Update: The Supreme Court has reserved the ban on Saridon and two other drugs after the pharma companies approached the apex court claiming that they have been manufacturing the drug since the 1980s.
The Ministry of Health and Family Welfare (MHFW), on September 12, 2018, banned the manufacture, sale and distribution of 328 Fixed Dose Combinations (FDCs) drugs. Six more FCD medicines are currently put on certain restrictions.
“With regard to six FDCs, the Board recommended that their manufacture, sale and distribution be restricted, subject to certain conditions based on their therapeutic justification,” said an official of the MHFW.
A total of 6,000 brands will be affected by the ban, which has been imposed with immediate effect, including popular brands like Saridon.
Let’s look at what led to the ban on these “unsafe” drugs.
The battle for banning the medicines had started two years ago, on March 10, 2016, when the Central Drugs Standard Control Organisation (CDSCO) had sent a notification, issuing a ban of manufacture, sale and distribution of a total of 349 FDCs (344 were banned initially and five more added to the list later). These included a combination of medicines like Aceclofenac+ Paracetamol+ Rabeprazole, Nimesulide + Cetirizine + Caffeine, and Paracetamol + Cetirizine + Caffeine.
But the manufacturers of these drugs had challenged the ban in a number of High Courts as well as the Supreme Court.
The apex court then directed the Drugs Technical Advisory Board (DTAB) to examine the claims. This led to the DTAB concluding that “there is no therapeutic justification for the ingredients contained in 328 FDCs and that these FDCs may involve risk to human beings” and recommended imposing a ban on them. This recommendation came under Section 26A of the Drugs and Cosmetics Act, 1940.
On September 7, 2018, the MHFW followed the recommendation and banned the human use of 328 such FDCs “in public interest”.
These drugs include popular brands like Saridon (painkiller), Panderm (skin cream), Gluconorm PG (combination diabetes drug), Lupidiclox (antibiotic) and Taxim AZ (antibacterial).
The All India Drug Action Network, supporting the ban, said in a statement, “The banned FDCs account for about Rs 2,500 crore and represent only the tip of the iceberg. In our estimate, the market or unsafe, problematic FDCs in India is at least one-fourth of the total pharma market which is valued at Rs 1.3 trillion.”

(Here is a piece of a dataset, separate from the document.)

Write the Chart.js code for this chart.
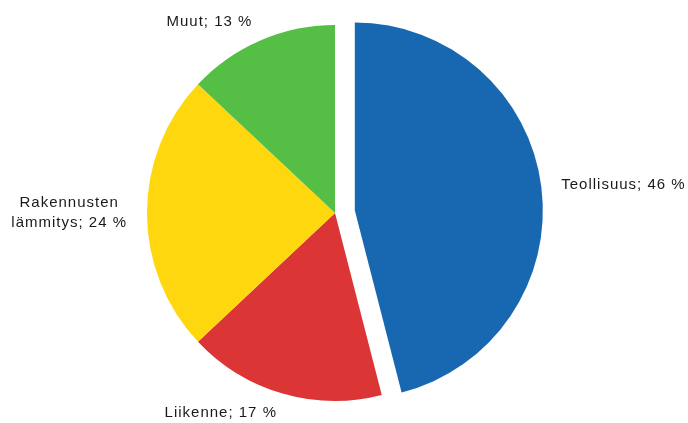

However, another set of popular medicines, like Corex (cough syrup) and D Cold Total (mild analgesic), which were banned by the government in 2016 have escaped the prohibition this time. Fifteen such FDCs out of the total 344 have escaped the ban since they are claimed to be manufactured before September 21, 1988. The Supreme Court has said that the Ministry needs to initiate a re-investigation to impose a ban on them.